Enter the Alternative Maypole! (Not to be confused with alternative facts; a pole and maying are actually involved.)

One year, White Cat Grove decorated its own interpretation of a Maypole: a seven-foot tall branch. Rather than dance around it, grove members decorated it with ribbons, feathers, beads and butterflies as the ritual act; we also decorated a wreath, which we then attached to the top to symbolize the union of male and female. Afterward, you can offer your creation to the Earth or the fire, or keep it around as a power-object. (I have the pole and wreath to this day in my ritual room.)

Key concepts: Male (something linear), female (something circular), ornamentation, joy.

Cloths tied to a tree near Madron Well in Cornwall. Photo by Jim Champion via Wikimedia Commons

The well-dressed well

Boann is, of course, a river goddess; Nuada is also associated with fresh water, as well as the light of truth and possibly clouds or the sky. Belenos/Bilé, the God most often associated with Beltaine in Keltria, is associated with bonfires as well as trees. With this in mind, you you can choose to focus your Beltaine ritual on the intersection of fire and water or, alternatively, tree and water, sky and water, etc.

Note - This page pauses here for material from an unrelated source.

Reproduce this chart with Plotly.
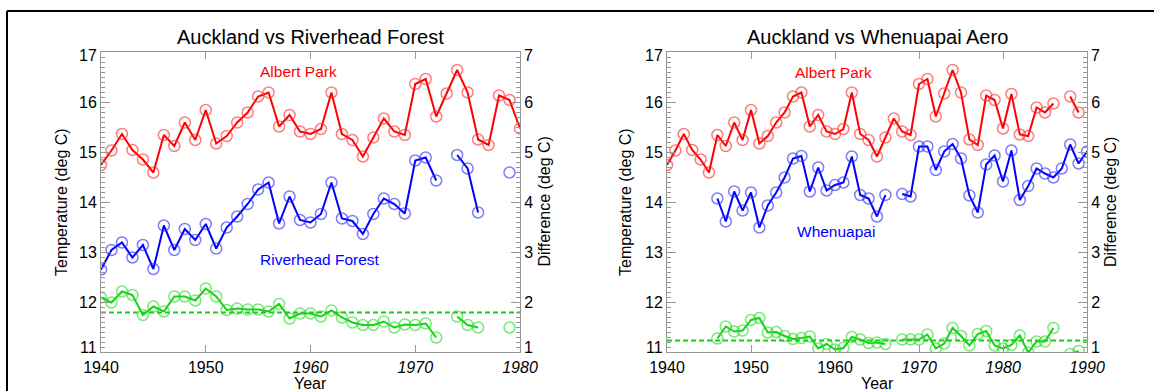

Consider well-dressing: Decorate a watery place (springs are traditional, but a bowl of water would work just fine) with flowers, cloth strips known as clooties, even candles if you're working with a bowl. In this polluted age, the waters could use the extra blessings and energy.

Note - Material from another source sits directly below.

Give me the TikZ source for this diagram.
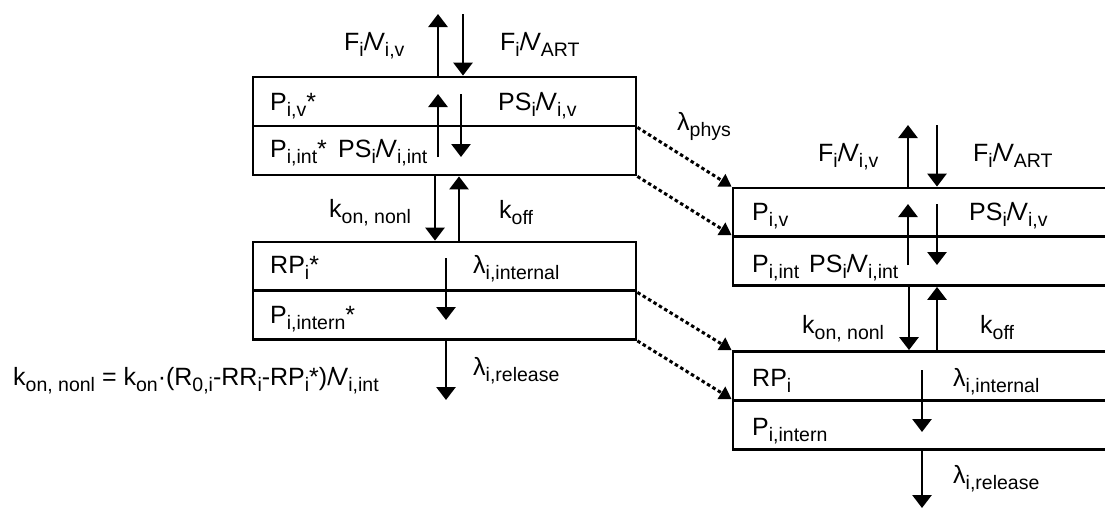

Key concepts: April showers bring May flowers, the purity and protection of our water sources.

Do I have to do the May Queen thing?

Personally, I've never enjoyed the selection of May Queen and May King, although I understand the concept. There is a beauty of embodying community's energy for the year – which is how I've often seen this interpreted in Pagan groups – but there also is a weight of expectation to it. The Queen and King dyad can be especially problematic for groups with an unequal number of men and women, and the genderqueer also can feel left out.

Perhaps it's childish of me, but I admit there's also the current of “Crap, I never win anything” associated with it. (Fun fact: I won exactly one drawing-by-chance in my life. The prize: A potted daffodil. My luck ends there, at least when it comes to winning stuff. Needless to say, I don't bother playing the lottery.)

While we didn't have enough men – well, any – for the May King, White Cat Grove did select a May Queen one year with the traditional bean in the cake. The next time, we said “Screw it” and unanimously elected my cat Missy as the May Queen. She had a blast that year, greeting everyone at the door when they arrived and even walking between the two fires.

So, as with everything Beltaine, you can skip the whole May Day royalty bit if you want to.

Key concepts: If it doesn't work for you, screw it. (Not literally, unless it's consensual.)

Happy Maying, all!

One thought on “No Maypole? No problem! Tips on celebrating the Feast of Flowering

  1. I think there should be a variety of celebrations for Bealtaine that allow the celebrants to choose how they conduct themselves. It should not be a one size fits all ritual when there is a huge variety of people in attendance.

    Absolutely no one should be expected to have sex or observe others having sex if that is not their preference or pleasure. My impression of the older forms of these rituals is that very rarely would anyone have flat out public sex. Some folks would steal away into the darkness away from the fires if so inclined. If ritual sex was the point of the ritual then usually a ‘tent’ or screen enclosure was erected so that the celebrants would have some privacy and not be distracted from one another. Such a thing was staged in a TV miniseries a few years back and the two primary participants were masked and joined with one another in a hidden cave. That was TV but it could be adapted. The object of the rituals is not to gawk at others. It is to join with others to empower the land’s fertility, the bounty of the crops and the increases in the herds. Sex is generally very private and deserves to be respected along with the sensibilities of everyone involved.